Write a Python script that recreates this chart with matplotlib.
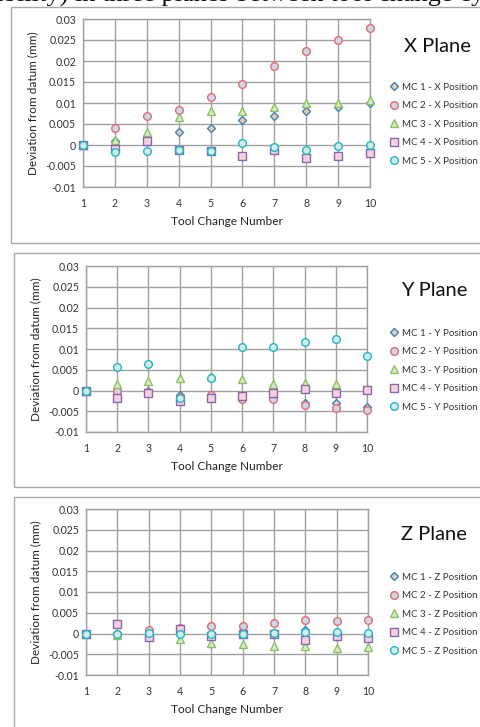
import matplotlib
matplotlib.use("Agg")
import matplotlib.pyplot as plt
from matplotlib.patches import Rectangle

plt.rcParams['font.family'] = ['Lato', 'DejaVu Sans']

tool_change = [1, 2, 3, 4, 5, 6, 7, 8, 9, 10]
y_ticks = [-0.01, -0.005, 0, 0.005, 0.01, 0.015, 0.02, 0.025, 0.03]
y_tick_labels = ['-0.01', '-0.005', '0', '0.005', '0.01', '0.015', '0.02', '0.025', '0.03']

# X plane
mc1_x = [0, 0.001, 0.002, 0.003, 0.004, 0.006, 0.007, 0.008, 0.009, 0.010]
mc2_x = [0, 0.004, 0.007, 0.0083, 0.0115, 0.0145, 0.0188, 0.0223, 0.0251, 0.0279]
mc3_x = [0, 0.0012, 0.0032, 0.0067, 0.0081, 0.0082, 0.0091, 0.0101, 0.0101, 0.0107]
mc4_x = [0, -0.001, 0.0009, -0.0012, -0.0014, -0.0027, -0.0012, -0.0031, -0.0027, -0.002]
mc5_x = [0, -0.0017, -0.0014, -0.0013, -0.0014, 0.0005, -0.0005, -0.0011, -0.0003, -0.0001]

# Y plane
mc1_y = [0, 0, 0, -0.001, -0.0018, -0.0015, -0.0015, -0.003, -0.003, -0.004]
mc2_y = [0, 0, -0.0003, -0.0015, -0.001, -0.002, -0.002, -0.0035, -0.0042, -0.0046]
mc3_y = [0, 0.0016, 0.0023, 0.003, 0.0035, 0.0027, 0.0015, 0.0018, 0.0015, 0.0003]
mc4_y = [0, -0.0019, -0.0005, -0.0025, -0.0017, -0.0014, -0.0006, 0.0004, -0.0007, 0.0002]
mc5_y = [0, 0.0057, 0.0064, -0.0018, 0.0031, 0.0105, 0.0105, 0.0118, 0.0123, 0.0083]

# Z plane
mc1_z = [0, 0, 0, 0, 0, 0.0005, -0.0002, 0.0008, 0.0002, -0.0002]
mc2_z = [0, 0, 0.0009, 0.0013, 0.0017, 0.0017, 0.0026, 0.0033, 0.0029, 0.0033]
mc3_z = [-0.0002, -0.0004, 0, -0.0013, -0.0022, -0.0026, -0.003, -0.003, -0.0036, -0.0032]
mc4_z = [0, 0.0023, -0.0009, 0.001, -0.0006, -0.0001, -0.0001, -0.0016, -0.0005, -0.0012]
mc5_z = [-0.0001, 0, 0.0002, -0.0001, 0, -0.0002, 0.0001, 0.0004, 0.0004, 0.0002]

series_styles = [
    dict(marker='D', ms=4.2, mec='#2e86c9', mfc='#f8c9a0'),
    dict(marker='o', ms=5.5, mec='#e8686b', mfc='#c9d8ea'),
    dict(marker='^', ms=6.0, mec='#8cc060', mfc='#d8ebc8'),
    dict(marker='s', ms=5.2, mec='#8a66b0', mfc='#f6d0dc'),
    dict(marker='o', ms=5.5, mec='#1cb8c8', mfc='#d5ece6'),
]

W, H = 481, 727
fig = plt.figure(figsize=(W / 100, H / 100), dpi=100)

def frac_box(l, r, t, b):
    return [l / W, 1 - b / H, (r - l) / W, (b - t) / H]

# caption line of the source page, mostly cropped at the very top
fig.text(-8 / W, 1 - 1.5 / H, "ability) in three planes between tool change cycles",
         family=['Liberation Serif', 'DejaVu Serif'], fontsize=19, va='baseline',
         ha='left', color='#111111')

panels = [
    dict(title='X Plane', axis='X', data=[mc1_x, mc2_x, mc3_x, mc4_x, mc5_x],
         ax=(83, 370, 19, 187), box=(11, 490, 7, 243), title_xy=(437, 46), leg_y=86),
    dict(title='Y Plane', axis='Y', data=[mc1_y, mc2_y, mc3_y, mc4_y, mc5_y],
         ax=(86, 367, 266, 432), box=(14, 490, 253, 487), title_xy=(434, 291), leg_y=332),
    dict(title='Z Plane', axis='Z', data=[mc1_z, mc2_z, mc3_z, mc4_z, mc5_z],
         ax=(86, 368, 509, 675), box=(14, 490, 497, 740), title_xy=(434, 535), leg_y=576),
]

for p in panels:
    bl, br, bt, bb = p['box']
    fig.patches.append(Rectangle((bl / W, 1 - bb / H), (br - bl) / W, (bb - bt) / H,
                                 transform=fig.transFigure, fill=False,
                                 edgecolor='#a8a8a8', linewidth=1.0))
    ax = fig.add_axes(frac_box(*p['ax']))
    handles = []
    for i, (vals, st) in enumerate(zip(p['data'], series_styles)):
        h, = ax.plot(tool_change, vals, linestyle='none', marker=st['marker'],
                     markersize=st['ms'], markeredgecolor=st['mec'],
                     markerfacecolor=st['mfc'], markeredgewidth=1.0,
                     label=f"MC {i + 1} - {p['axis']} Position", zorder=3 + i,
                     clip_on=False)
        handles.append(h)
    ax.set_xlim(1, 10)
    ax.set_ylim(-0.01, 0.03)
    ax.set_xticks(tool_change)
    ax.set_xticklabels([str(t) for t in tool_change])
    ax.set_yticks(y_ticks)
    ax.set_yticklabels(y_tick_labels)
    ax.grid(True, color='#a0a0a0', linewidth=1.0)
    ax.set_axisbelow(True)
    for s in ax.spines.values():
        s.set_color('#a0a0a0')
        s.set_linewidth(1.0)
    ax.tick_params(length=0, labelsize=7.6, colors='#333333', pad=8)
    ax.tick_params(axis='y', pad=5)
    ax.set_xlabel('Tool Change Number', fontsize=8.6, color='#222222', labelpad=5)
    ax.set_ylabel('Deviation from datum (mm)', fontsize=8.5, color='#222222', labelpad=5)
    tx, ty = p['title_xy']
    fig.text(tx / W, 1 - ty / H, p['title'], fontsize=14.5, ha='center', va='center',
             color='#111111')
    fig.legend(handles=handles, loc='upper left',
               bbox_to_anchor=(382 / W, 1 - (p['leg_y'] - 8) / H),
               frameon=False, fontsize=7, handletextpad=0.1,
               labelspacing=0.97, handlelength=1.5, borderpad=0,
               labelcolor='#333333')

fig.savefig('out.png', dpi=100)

....

▶ **TASK REQUIREMENTS**
Write out the full listing verbatim, excluding its pictures.

▶ **RESULT BELOW**
Write a Python script that recreates this chart with matplotlib.
import matplotlib
matplotlib.use("Agg")
import matplotlib.pyplot as plt
from matplotlib.patches import Rectangle

plt.rcParams['font.family'] = ['Lato', 'DejaVu Sans']

tool_change = [1, 2, 3, 4, 5, 6, 7, 8, 9, 10]
y_ticks = [-0.01, -0.005, 0, 0.005, 0.01, 0.015, 0.02, 0.025, 0.03]
y_tick_labels = ['-0.01', '-0.005', '0', '0.005', '0.01', '0.015', '0.02', '0.025', '0.03']

# X plane
mc1_x = [0, 0.001, 0.002, 0.003, 0.004, 0.006, 0.007, 0.008, 0.009, 0.010]
mc2_x = [0, 0.004, 0.007, 0.0083, 0.0115, 0.0145, 0.0188, 0.0223, 0.0251, 0.0279]
mc3_x = [0, 0.0012, 0.0032, 0.0067, 0.0081, 0.0082, 0.0091, 0.0101, 0.0101, 0.0107]
mc4_x = [0, -0.001, 0.0009, -0.0012, -0.0014, -0.0027, -0.0012, -0.0031, -0.0027, -0.002]
mc5_x = [0, -0.0017, -0.0014, -0.0013, -0.0014, 0.0005, -0.0005, -0.0011, -0.0003, -0.0001]

# Y plane
mc1_y = [0, 0, 0, -0.001, -0.0018, -0.0015, -0.0015, -0.003, -0.003, -0.004]
mc2_y = [0, 0, -0.0003, -0.0015, -0.001, -0.002, -0.002, -0.0035, -0.0042, -0.0046]
mc3_y = [0, 0.0016, 0.0023, 0.003, 0.0035, 0.0027, 0.0015, 0.0018, 0.0015, 0.0003]
mc4_y = [0, -0.0019, -0.0005, -0.0025, -0.0017, -0.0014, -0.0006, 0.0004, -0.0007, 0.0002]
mc5_y = [0, 0.0057, 0.0064, -0.0018, 0.0031, 0.0105, 0.0105, 0.0118, 0.0123, 0.0083]

# Z plane
mc1_z = [0, 0, 0, 0, 0, 0.0005, -0.0002, 0.0008, 0.0002, -0.0002]
mc2_z = [0, 0, 0.0009, 0.0013, 0.0017, 0.0017, 0.0026, 0.0033, 0.0029, 0.0033]
mc3_z = [-0.0002, -0.0004, 0, -0.0013, -0.0022, -0.0026, -0.003, -0.003, -0.0036, -0.0032]
mc4_z = [0, 0.0023, -0.0009, 0.001, -0.0006, -0.0001, -0.0001, -0.0016, -0.0005, -0.0012]
mc5_z = [-0.0001, 0, 0.0002, -0.0001, 0, -0.0002, 0.0001, 0.0004, 0.0004, 0.0002]

series_styles = [
    dict(marker='D', ms=4.2, mec='#2e86c9', mfc='#f8c9a0'),
    dict(marker='o', ms=5.5, mec='#e8686b', mfc='#c9d8ea'),
    dict(marker='^', ms=6.0, mec='#8cc060', mfc='#d8ebc8'),
    dict(marker='s', ms=5.2, mec='#8a66b0', mfc='#f6d0dc'),
    dict(marker='o', ms=5.5, mec='#1cb8c8', mfc='#d5ece6'),
]

W, H = 481, 727
fig = plt.figure(figsize=(W / 100, H / 100), dpi=100)

def frac_box(l, r, t, b):
    return [l / W, 1 - b / H, (r - l) / W, (b - t) / H]

# caption line of the source page, mostly cropped at the very top
fig.text(-8 / W, 1 - 1.5 / H, "ability) in three planes between tool change cycles",
         family=['Liberation Serif', 'DejaVu Serif'], fontsize=19, va='baseline',
         ha='left', color='#111111')

panels = [
    dict(title='X Plane', axis='X', data=[mc1_x, mc2_x, mc3_x, mc4_x, mc5_x],
         ax=(83, 370, 19, 187), box=(11, 490, 7, 243), title_xy=(437, 46), leg_y=86),
    dict(title='Y Plane', axis='Y', data=[mc1_y, mc2_y, mc3_y, mc4_y, mc5_y],
         ax=(86, 367, 266, 432), box=(14, 490, 253, 487), title_xy=(434, 291), leg_y=332),
    dict(title='Z Plane', axis='Z', data=[mc1_z, mc2_z, mc3_z, mc4_z, mc5_z],
         ax=(86, 368, 509, 675), box=(14, 490, 497, 740), title_xy=(434, 535), leg_y=576),
]

for p in panels:
    bl, br, bt, bb = p['box']
    fig.patches.append(Rectangle((bl / W, 1 - bb / H), (br - bl) / W, (bb - bt) / H,
                                 transform=fig.transFigure, fill=False,
                                 edgecolor='#a8a8a8', linewidth=1.0))
    ax = fig.add_axes(frac_box(*p['ax']))
    handles = []
    for i, (vals, st) in enumerate(zip(p['data'], series_styles)):
        h, = ax.plot(tool_change, vals, linestyle='none', marker=st['marker'],
                     markersize=st['ms'], markeredgecolor=st['mec'],
                     markerfacecolor=st['mfc'], markeredgewidth=1.0,
                     label=f"MC {i + 1} - {p['axis']} Position", zorder=3 + i,
                     clip_on=False)
        handles.append(h)
    ax.set_xlim(1, 10)
    ax.set_ylim(-0.01, 0.03)
    ax.set_xticks(tool_change)
    ax.set_xticklabels([str(t) for t in tool_change])
    ax.set_yticks(y_ticks)
    ax.set_yticklabels(y_tick_labels)
    ax.grid(True, color='#a0a0a0', linewidth=1.0)
    ax.set_axisbelow(True)
    for s in ax.spines.values():
        s.set_color('#a0a0a0')
        s.set_linewidth(1.0)
    ax.tick_params(length=0, labelsize=7.6, colors='#333333', pad=8)
    ax.tick_params(axis='y', pad=5)
    ax.set_xlabel('Tool Change Number', fontsize=8.6, color='#222222', labelpad=5)
    ax.set_ylabel('Deviation from datum (mm)', fontsize=8.5, color='#222222', labelpad=5)
    tx, ty = p['title_xy']
    fig.text(tx / W, 1 - ty / H, p['title'], fontsize=14.5, ha='center', va='center',
             color='#111111')
    fig.legend(handles=handles, loc='upper left',
               bbox_to_anchor=(382 / W, 1 - (p['leg_y'] - 8) / H),
               frameon=False, fontsize=7, handletextpad=0.1,
               labelspacing=0.97, handlelength=1.5, borderpad=0,
               labelcolor='#333333')

fig.savefig('out.png', dpi=100)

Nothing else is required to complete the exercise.